Likewise, supplements are not covered, but Curran says the four research projects could play a role in changing that. “If we can prove that a certain supplement helps someone….say a probiotic helps more than Prilosec, then why shouldn’t it be covered?”

CFM’s marketing, so far, has been almost entirely grass-roots focused, but it has been very effective.

“We started a campaign to introduce the CFM via screenings of Fed Up. Mark Hyman is in the film. He attends those screenings,” explained Curran. “Mark is there to do Q&A, and then we intro the CFM.”

Tawny Jones, Program Administrator, said roughly 85% of CFM’s patients are self-referred and 26% are entirely new to the Cleveland Clinic. But she stressed that the center was not created just to draw referrals. “The goal is to develop best practices, to prove the (functional medicine) model works.”

Both administrators were hesitant to discuss long-term expansion, but it is clear the planners have given great thought to scalability and replicability.

Far-Reaching Potential

Many community-based clinicians interested in functional medicine face a difficult challenge: try to squeeze the new approaches into conventional insurance models or opt out of insurance and go with a direct-pay or concierge practice model.

If CFM can prove functional medicine delivers on its clinical promise, is compatible with a physician-employee model, and is replicable outside the Cleveland Clinic’s orbit, it could have large scale transformative impact.

CFM’s leaders say it is a little too early to draw too many lessons from the project, but there’s a definite air of optimism.
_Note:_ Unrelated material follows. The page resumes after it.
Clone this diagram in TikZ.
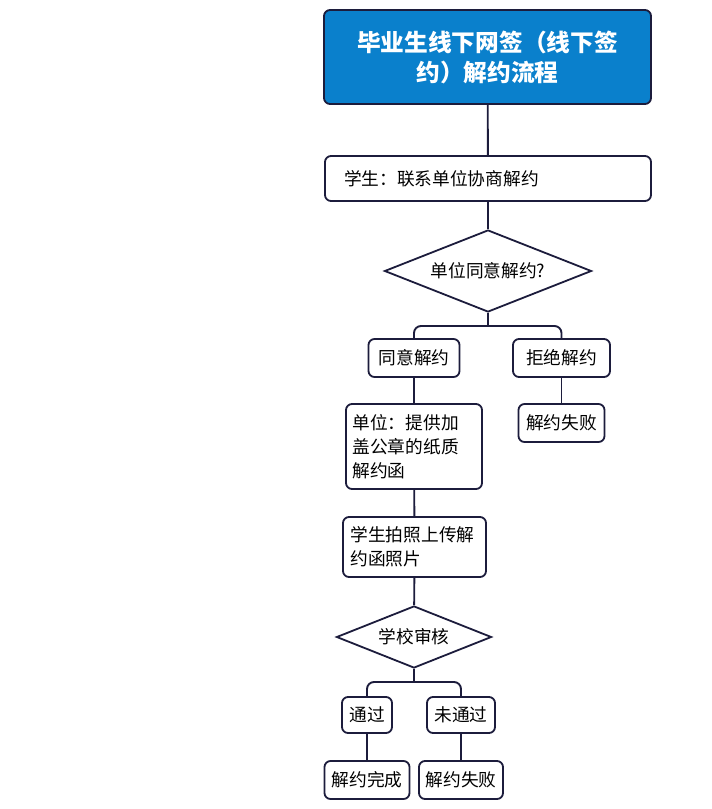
\documentclass[tikz,border=0pt]{standalone}
\usepackage{fontspec}
\newfontfamily\cjk{Noto Sans CJK SC}
\usepackage{tikz}
\usetikzlibrary{positioning,shapes.geometric}
\definecolor{flowblue}{RGB}{10,128,204}
\definecolor{flownavy}{RGB}{28,28,60}
\tikzset{
  ttlbox/.style={draw=flownavy, line width=1.8pt, rounded corners=6pt, fill=flowblue,
      text=white, font=\cjk\bfseries\fontsize{23.7}{30}\selectfont, align=center},
  sbox/.style={draw=flownavy, line width=1.8pt, rounded corners=6pt, fill=white,
      font=\cjk\fontsize{17.7}{24}\selectfont, inner sep=0pt},
  dbox/.style={diamond, draw=flownavy, line width=1.8pt, fill=white, inner sep=0pt,
      aspect=2.5, font=\cjk\fontsize{17.7}{24}\selectfont},
  lnk/.style={flownavy, line width=1.9pt},
  blnk/.style={flownavy, line width=1.9pt, rounded corners=7pt},
}
\begin{document}
\begin{tikzpicture}[x=1pt,y=-1pt]
  \useasboundingbox (0,0) rectangle (712,809);
  \node[ttlbox, minimum width=327pt, minimum height=94pt] (ttl) at (487.5,57)
    {毕业生线下网签（线下签\\约）解约流程};
  \node[sbox, minimum width=326pt, minimum height=45pt, text width=288pt, align=left]
    (ask) at (488,178.5) {学生：联系单位协商解约};
  \node[dbox, minimum width=207pt, minimum height=82pt] (agreeq) at (488,271) {单位同意解约?};
  \node[sbox, minimum width=91pt, minimum height=38pt] (agree) at (414,358) {同意解约};
  \node[sbox, minimum width=97pt, minimum height=38pt] (reject) at (561.5,358) {拒绝解约};
  \node[sbox, minimum width=136pt, minimum height=85pt, text width=123pt, align=left]
    (unit) at (414,446.5) {单位：提供加\\盖公章的纸质\\解约函};
  \node[sbox, minimum width=86pt, minimum height=38pt] (failA) at (561.5,423) {解约失败};
  \node[sbox, minimum width=143pt, minimum height=60pt, text width=128pt, align=left]
    (photo) at (414.5,547) {学生拍照上传解\\约函照片};
  \node[dbox, minimum width=155pt, minimum height=62pt] (check) at (414,637) {学校审核};
  \node[sbox, minimum width=50pt, minimum height=36pt] (pass) at (367,715) {通过};
  \node[sbox, minimum width=68pt, minimum height=36pt] (nopass) at (461,715) {未通过};
  \node[sbox, minimum width=85pt, minimum height=38pt] (done) at (367,780) {解约完成};
  \node[sbox, minimum width=84pt, minimum height=38pt] (failB) at (461,780) {解约失败};
  \coordinate (brA) at (488,326);
  \coordinate (brB) at (414,682);
  \draw[lnk] (ttl) -- (ask);
  \draw[lnk] (ask) -- (agreeq);
  \draw[lnk] (agreeq.south) -- (brA);
  \draw[blnk] (brA) -| (agree.north);
  \draw[blnk] (brA) -| (reject.north);
  \draw[lnk] (agree) -- (unit);
  \draw[lnk] (reject) -- (failA);
  \draw[lnk] (unit) -- (photo);
  \draw[lnk] (photo) -- (check);
  \draw[lnk] (check.south) -- (brB);
  \draw[blnk] (brB) -| (pass.north);
  \draw[blnk] (brB) -| (nopass.north);
  \draw[lnk] (pass) -- (done);
  \draw[lnk] (nopass) -- (failB);
\end{tikzpicture}
\end{document}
Dr. Hanaway said CFM is already delivering impressive clinical outcomes. “We have patients coming in with PROMIS (Patient Reported Outcomes Measurement Information System) scores over 100—they’re pretty sick. What we’re seeing is a 50-70% drop in those scores from initial visit to follow up. It’s stunning. I’m seeing better responses here than I see in my own practice in Asheville. It highlights the effectiveness of what’s happening here.”